For so many reasons, Fall is my favorite time of year. Although we don’t really have an extreme change of seasons here in California, there’s a chill in the air, leaves on the ground and families come together to share love, laughs, and warmth. In my opinion it’s also the best ever when it comes to seasonal decor! I’m always looking for unexpected ways to evoke the feeling of Fall without going all thematic with it. You’ll never find a turkey or Pilgrim in my house but you’ll probably find a whole mess of twigs, branches and fantastic gourds in vintage urns, bowls and baskets.
When it comes to creating gorgeous seasonal vignettes the first place you need to look for inspiration is outside your front door. Fallen branches are my go-to every year for Fall decor because they’re perfect for bringing the outside in. It’s really windy where I live and branches are all over the ground most of the time. If you like a little more bling and a little less rustic, you can spray paint the branches gold. It’s a great metallic to mix with the oranges, browns and yellows of the season.
Whether they’re blooming, studded with acorns, flame-colored leaves or bare as can be, branches add dramatic elegance. When used in a simple vase, their height and shape are all that’s needed to make a statement.
I’m in love with the spare simplicity of this beautiful vignette. Pulling together objects you already own and displaying them in a different way is a great way to start. You can get this chic and welcoming look by arranging a grouping that includes a rattan basket filled with dried hydrangea, metal containers, a branch or two, an old black and white portrait or an offbeat oil and the single white pumpkin. It’s welcoming and interesting and can be changed up so easily by adding elements such as pine cones, or gold objects.

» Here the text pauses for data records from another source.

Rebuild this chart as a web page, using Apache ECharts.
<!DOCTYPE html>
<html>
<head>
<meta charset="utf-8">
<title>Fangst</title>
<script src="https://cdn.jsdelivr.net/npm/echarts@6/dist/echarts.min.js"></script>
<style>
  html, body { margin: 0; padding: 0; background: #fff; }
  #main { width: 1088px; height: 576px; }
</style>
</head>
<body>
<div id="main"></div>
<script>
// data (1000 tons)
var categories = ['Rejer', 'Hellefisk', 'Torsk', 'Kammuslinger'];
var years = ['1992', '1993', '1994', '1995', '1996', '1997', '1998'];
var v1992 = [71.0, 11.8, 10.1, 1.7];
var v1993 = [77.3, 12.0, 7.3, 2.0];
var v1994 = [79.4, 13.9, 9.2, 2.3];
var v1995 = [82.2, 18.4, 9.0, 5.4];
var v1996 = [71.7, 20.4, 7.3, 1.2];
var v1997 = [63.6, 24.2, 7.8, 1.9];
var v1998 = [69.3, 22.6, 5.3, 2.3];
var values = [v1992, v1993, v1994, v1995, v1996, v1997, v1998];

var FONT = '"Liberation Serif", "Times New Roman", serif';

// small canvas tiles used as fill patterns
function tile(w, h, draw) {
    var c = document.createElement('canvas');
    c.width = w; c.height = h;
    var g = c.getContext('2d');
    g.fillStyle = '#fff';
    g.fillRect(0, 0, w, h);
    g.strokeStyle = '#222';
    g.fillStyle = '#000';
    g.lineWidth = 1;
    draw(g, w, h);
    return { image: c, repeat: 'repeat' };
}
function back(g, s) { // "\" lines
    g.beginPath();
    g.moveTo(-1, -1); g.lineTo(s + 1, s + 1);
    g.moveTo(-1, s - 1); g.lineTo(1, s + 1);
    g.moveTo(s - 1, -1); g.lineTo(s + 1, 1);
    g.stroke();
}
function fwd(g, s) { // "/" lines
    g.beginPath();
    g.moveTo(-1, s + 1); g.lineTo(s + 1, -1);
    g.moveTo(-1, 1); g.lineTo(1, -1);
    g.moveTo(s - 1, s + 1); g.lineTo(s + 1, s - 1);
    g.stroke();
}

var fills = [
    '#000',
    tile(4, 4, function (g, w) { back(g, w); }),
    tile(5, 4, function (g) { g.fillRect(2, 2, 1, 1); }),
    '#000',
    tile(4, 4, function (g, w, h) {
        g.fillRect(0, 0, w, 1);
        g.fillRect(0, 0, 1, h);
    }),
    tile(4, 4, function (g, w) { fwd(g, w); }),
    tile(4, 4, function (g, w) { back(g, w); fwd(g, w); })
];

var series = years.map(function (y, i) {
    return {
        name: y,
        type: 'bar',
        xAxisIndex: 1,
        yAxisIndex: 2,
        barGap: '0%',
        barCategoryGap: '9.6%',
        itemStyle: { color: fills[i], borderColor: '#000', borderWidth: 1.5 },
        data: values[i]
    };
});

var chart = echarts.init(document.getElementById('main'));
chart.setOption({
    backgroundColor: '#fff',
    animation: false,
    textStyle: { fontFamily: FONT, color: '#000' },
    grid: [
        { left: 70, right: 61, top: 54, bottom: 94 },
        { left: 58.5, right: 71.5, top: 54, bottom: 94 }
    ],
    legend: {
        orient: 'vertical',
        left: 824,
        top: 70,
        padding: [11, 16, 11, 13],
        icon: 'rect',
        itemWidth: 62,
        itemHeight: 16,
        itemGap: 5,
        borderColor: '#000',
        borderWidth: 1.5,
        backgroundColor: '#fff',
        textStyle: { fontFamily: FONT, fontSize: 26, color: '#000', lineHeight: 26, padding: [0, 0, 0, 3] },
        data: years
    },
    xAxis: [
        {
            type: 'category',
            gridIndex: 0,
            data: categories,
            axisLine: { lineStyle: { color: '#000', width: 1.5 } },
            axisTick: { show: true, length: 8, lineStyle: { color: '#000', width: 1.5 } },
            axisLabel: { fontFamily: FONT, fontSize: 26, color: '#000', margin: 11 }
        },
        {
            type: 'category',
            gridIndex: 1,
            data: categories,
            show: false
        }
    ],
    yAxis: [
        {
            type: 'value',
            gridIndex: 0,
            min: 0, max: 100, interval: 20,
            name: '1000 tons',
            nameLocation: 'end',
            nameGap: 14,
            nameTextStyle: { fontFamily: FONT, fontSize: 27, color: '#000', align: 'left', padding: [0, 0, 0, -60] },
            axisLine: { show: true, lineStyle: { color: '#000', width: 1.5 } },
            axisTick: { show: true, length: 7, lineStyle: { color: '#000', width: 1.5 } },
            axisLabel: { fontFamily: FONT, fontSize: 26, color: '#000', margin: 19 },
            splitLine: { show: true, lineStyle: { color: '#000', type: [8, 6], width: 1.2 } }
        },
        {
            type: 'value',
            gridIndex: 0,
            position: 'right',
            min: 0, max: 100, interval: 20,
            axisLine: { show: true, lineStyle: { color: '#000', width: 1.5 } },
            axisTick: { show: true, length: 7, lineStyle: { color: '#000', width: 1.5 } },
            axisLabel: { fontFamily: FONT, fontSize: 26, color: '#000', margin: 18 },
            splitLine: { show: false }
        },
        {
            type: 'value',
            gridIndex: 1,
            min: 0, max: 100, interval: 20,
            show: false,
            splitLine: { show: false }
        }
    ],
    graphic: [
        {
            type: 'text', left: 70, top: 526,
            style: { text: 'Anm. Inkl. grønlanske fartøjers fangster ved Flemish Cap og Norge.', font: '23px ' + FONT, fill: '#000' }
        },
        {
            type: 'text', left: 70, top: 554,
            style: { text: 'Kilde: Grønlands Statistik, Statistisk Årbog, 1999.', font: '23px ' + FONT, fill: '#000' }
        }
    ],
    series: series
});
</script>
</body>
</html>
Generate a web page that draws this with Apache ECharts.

I was late in getting this post up but I adore this vignette. Something about the tiny bones, art and single spray vine says just enough to let you know it’s Halloween without having to try hard. I think it’s mysterious as well as melancholy. I’m always looking for beautiful natural objects to add to the mix. Found animal skulls, empty bird nests, naturally shed antlers..all of these things say “change of seasons” to me and I love the grace of things we don’t usually see, touch or understand.
I am ALL about white pumpkins. Stacked, grouped, piled in a basket, I think they’re absolutely stunning on a Fall mantel or used as a table centerpiece. They can be romantic when mixed with dried flowers, weathered architectural finds or mercury glass. Carve a white pumpkin and use it as a vase. Mix store bought nuts still in their shells such as almonds, pistachios, and walnuts with mini white pumpkins to add the sense of Fall in an unexpected way.
I’m also a fool for feathers! Pheasant, Crow, spotted Chicken…When grouped loosely in a vintage container they can totally change the feel of a vignette. By themselves, the papier mache white pumpkins allude to Halloween, but adding pheasant feathers to a modern white vase is decidedly Thanksgiving. Again, it’s the simplicity of the grouping that makes me smile. So much can be said without having to be over-the-top with your displays.
For a little more traditional Fall display, you can add vinyl transfer letter to small gourds, pumpkins, burlap garlands or even vintage clock faces and spell out phrases and welcome guests. Empty frames layered on top of one another is an awesome way to add depth. Look for worn, chipped frames with age and patina and add in a few rustic objects to finish off the vignette.
Milk glass is always perfect for any vignette but filled with dried wheat, grasses, or millet, as shown above, makes a perfect Fall addition. The great thing about dried elements is that you don’t have to worry about soil or water. A collection of smaller objects surrounding a milk glass urn such as dried leaves, small gourds, dried flowers and even seashells would speak to Fall warmth and wonder.
You definitely don’t need a lot of objects to make an impact and add beauty to your space. Think creatively, forage outdoors for found objects and make sure to use things that inspire you. Use color and shape to guide you – warm tones and soft curves – and play with different groupings until it feels right to you.